In fact, a credible school of thought says humans will retain the edge in many of the complex tasks required to assemble cars.
So what will factories look like 10 or 20 years from now? To answer that question, Automotive News interviewed more than 20 experts who work for automakers, suppliers and consulting firms.
Our conclusions: Ten years from now:
- Assembly plants will shrink as suppliers ship more pre-assembled component modules.
- Assembly lines will have fewer workstations.
- Factories will still need workers - fewer, but better trained.
- Robots will be used more frequently for delicate work - such as assembling engines and transmissions - that now requires a human worker's touch.
No 'lights out' plant
Manufacturers have given up on the dream of the "lights out" factory - the hypothetical assembly line that is so completely automated that workers aren't required.
"Gosh, you don't hear about that anymore," says manufacturing guru James Womack, chairman of the Lean Enterprise Institute in Cambridge, Mass.
In assembly plants that produce a variety of different vehicles, humans are more flexible than expensive arrays of robots. "If you have a lot of products in the mix, people can be a lot more flexible," Womack notes.

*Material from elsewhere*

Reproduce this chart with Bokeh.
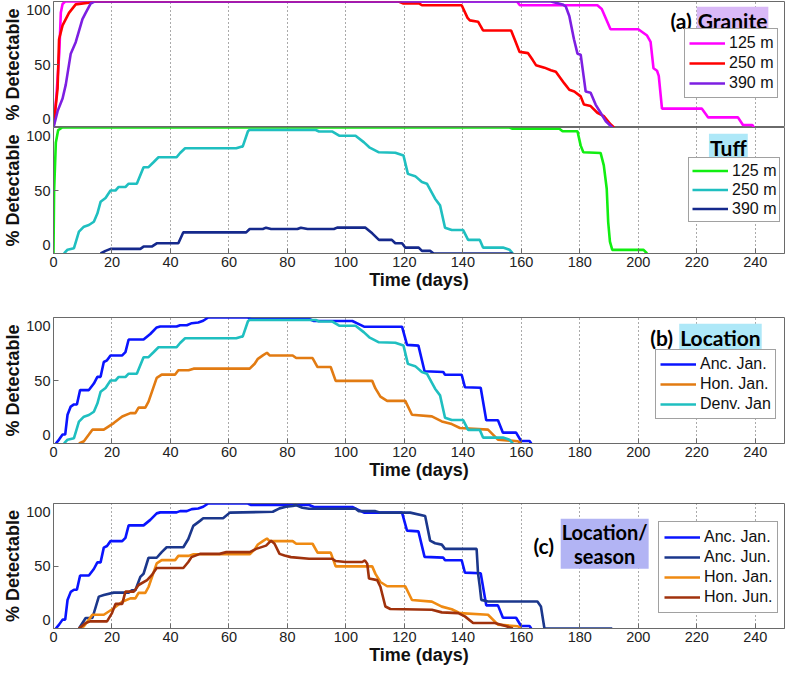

But even if the lights-out factory is unattainable, companies such as Fanuc Ltd., Textron Inc. and CogniTens Inc. are making huge strides in automation.
Robots of the future will be cheaper and more reliable. The next generation of robots will vastly expand their reach into engine and transmission manufacturing because they will be able to see, feel and communicate better than ever.
While they are assembling vehicles, robots will even collect data about the quality and quantity of the parts they handle, says Bryce Currie, TRW Automotive Inc.'s vice president of quality.
And robots will be able to send e-mail to anyone that wants to know how they're doing. Fanuc Robotics America Inc., the North American unit of the Japanese automation company Fanuc Ltd., is experimenting with these kinds of robots in its Michigan laboratories.
"The technology is there," says Gary Zywiol, vice president of product development at Fanuc Robotics. "In the future, the calls can come from the robot itself.
"They send an e-mail to the plant maintenance department or even to service people at our hot line at Fanuc Robotics. They say, 'Hey, I'm a robot in Canton, Ohio, at such-and-such facility, and I'm predicting that in the next month I'm going to need preventive maintenance,'" Zywiol says.
Robotics makers, long chastised for making machines that put people out of work, view themselves as protectors of jobs in North America. The reasoning: If automation can be done cheaper in the United States than shipping a plant to China, it saves U.S. jobs.